Information provided:
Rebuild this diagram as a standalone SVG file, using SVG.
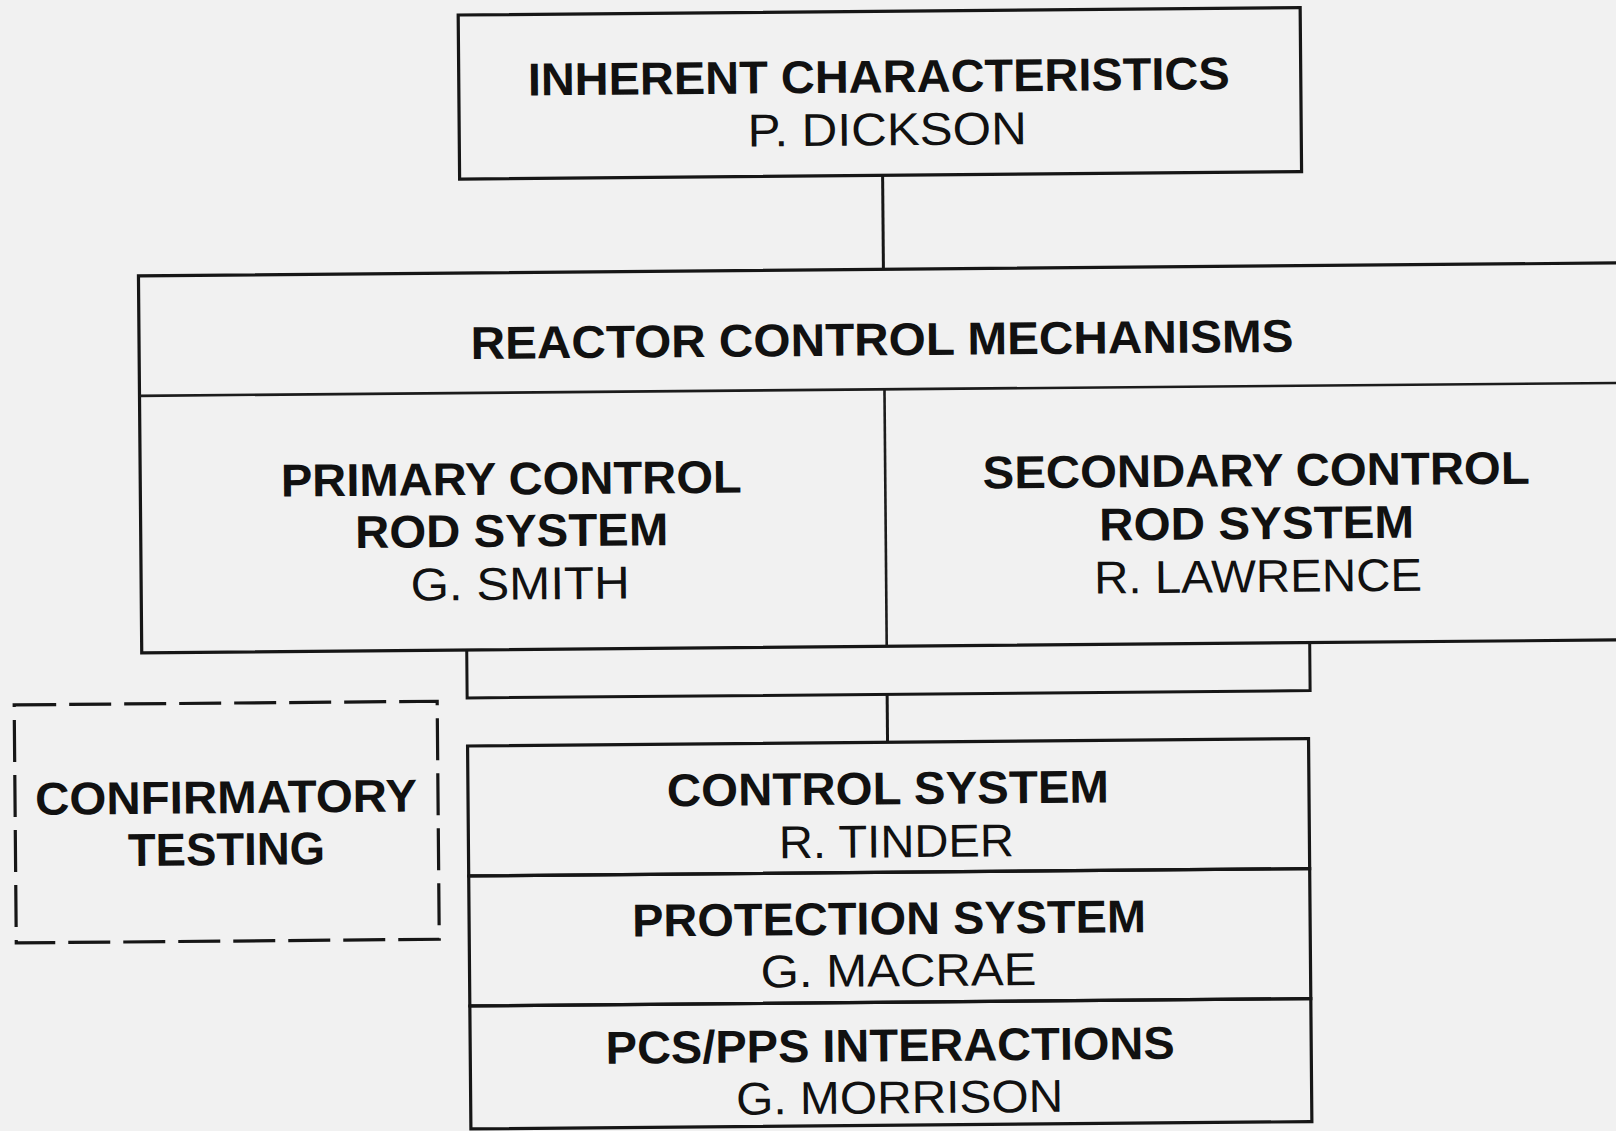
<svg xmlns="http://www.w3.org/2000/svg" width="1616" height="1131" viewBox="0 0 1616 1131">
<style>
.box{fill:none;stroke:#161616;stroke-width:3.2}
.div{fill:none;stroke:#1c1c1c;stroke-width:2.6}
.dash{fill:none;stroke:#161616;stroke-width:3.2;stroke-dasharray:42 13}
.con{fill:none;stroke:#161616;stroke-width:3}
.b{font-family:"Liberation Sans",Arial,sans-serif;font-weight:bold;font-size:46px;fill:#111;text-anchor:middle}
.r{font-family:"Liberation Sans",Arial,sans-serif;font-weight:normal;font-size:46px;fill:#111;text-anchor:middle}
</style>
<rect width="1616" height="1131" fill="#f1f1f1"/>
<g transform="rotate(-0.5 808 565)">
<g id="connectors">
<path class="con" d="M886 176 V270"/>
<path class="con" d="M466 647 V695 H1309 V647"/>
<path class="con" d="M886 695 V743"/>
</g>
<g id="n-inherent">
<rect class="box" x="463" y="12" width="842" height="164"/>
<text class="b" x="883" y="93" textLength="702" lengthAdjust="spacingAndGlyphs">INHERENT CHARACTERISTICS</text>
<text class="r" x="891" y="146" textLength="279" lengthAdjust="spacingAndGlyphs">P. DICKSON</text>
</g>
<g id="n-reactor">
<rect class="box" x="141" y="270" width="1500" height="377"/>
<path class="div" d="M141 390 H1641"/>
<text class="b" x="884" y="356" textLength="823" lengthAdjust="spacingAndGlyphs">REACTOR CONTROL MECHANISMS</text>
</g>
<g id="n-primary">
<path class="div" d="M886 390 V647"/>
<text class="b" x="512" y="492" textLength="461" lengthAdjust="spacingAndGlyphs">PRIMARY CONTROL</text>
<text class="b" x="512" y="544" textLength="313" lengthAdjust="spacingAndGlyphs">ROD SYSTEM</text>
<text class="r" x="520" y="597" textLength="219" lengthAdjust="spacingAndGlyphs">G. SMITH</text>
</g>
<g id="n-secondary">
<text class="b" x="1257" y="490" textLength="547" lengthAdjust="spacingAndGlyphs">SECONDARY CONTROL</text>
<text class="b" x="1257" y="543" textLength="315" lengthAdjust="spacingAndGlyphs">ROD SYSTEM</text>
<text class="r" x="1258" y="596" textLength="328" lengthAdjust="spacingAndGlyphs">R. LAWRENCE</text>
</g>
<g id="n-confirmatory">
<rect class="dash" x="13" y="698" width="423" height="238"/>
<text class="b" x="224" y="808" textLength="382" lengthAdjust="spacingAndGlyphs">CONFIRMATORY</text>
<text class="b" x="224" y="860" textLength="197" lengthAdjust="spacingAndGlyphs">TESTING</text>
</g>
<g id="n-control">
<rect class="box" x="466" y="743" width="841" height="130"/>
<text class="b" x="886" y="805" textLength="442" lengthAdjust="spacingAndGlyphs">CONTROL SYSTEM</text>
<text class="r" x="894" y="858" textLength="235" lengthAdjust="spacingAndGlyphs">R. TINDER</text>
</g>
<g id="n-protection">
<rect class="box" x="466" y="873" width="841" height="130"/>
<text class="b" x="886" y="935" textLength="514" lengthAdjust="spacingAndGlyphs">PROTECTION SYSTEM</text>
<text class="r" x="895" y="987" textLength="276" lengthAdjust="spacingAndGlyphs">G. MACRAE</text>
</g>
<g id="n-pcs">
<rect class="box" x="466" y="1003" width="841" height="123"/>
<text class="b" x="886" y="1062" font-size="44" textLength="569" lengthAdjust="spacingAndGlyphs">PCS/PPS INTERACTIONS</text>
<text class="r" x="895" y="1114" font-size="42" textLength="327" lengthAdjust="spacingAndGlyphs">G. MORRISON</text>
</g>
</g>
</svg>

Exercise brief: Every line is to be duplicated exactly, though pictures stay out.

Output:
Rebuild this diagram as a standalone SVG file, using SVG.
<svg xmlns="http://www.w3.org/2000/svg" width="1616" height="1131" viewBox="0 0 1616 1131">
<style>
.box{fill:none;stroke:#161616;stroke-width:3.2}
.div{fill:none;stroke:#1c1c1c;stroke-width:2.6}
.dash{fill:none;stroke:#161616;stroke-width:3.2;stroke-dasharray:42 13}
.con{fill:none;stroke:#161616;stroke-width:3}
.b{font-family:"Liberation Sans",Arial,sans-serif;font-weight:bold;font-size:46px;fill:#111;text-anchor:middle}
.r{font-family:"Liberation Sans",Arial,sans-serif;font-weight:normal;font-size:46px;fill:#111;text-anchor:middle}
</style>
<rect width="1616" height="1131" fill="#f1f1f1"/>
<g transform="rotate(-0.5 808 565)">
<g id="connectors">
<path class="con" d="M886 176 V270"/>
<path class="con" d="M466 647 V695 H1309 V647"/>
<path class="con" d="M886 695 V743"/>
</g>
<g id="n-inherent">
<rect class="box" x="463" y="12" width="842" height="164"/>
<text class="b" x="883" y="93" textLength="702" lengthAdjust="spacingAndGlyphs">INHERENT CHARACTERISTICS</text>
<text class="r" x="891" y="146" textLength="279" lengthAdjust="spacingAndGlyphs">P. DICKSON</text>
</g>
<g id="n-reactor">
<rect class="box" x="141" y="270" width="1500" height="377"/>
<path class="div" d="M141 390 H1641"/>
<text class="b" x="884" y="356" textLength="823" lengthAdjust="spacingAndGlyphs">REACTOR CONTROL MECHANISMS</text>
</g>
<g id="n-primary">
<path class="div" d="M886 390 V647"/>
<text class="b" x="512" y="492" textLength="461" lengthAdjust="spacingAndGlyphs">PRIMARY CONTROL</text>
<text class="b" x="512" y="544" textLength="313" lengthAdjust="spacingAndGlyphs">ROD SYSTEM</text>
<text class="r" x="520" y="597" textLength="219" lengthAdjust="spacingAndGlyphs">G. SMITH</text>
</g>
<g id="n-secondary">
<text class="b" x="1257" y="490" textLength="547" lengthAdjust="spacingAndGlyphs">SECONDARY CONTROL</text>
<text class="b" x="1257" y="543" textLength="315" lengthAdjust="spacingAndGlyphs">ROD SYSTEM</text>
<text class="r" x="1258" y="596" textLength="328" lengthAdjust="spacingAndGlyphs">R. LAWRENCE</text>
</g>
<g id="n-confirmatory">
<rect class="dash" x="13" y="698" width="423" height="238"/>
<text class="b" x="224" y="808" textLength="382" lengthAdjust="spacingAndGlyphs">CONFIRMATORY</text>
<text class="b" x="224" y="860" textLength="197" lengthAdjust="spacingAndGlyphs">TESTING</text>
</g>
<g id="n-control">
<rect class="box" x="466" y="743" width="841" height="130"/>
<text class="b" x="886" y="805" textLength="442" lengthAdjust="spacingAndGlyphs">CONTROL SYSTEM</text>
<text class="r" x="894" y="858" textLength="235" lengthAdjust="spacingAndGlyphs">R. TINDER</text>
</g>
<g id="n-protection">
<rect class="box" x="466" y="873" width="841" height="130"/>
<text class="b" x="886" y="935" textLength="514" lengthAdjust="spacingAndGlyphs">PROTECTION SYSTEM</text>
<text class="r" x="895" y="987" textLength="276" lengthAdjust="spacingAndGlyphs">G. MACRAE</text>
</g>
<g id="n-pcs">
<rect class="box" x="466" y="1003" width="841" height="123"/>
<text class="b" x="886" y="1062" font-size="44" textLength="569" lengthAdjust="spacingAndGlyphs">PCS/PPS INTERACTIONS</text>
<text class="r" x="895" y="1114" font-size="42" textLength="327" lengthAdjust="spacingAndGlyphs">G. MORRISON</text>
</g>
</g>
</svg>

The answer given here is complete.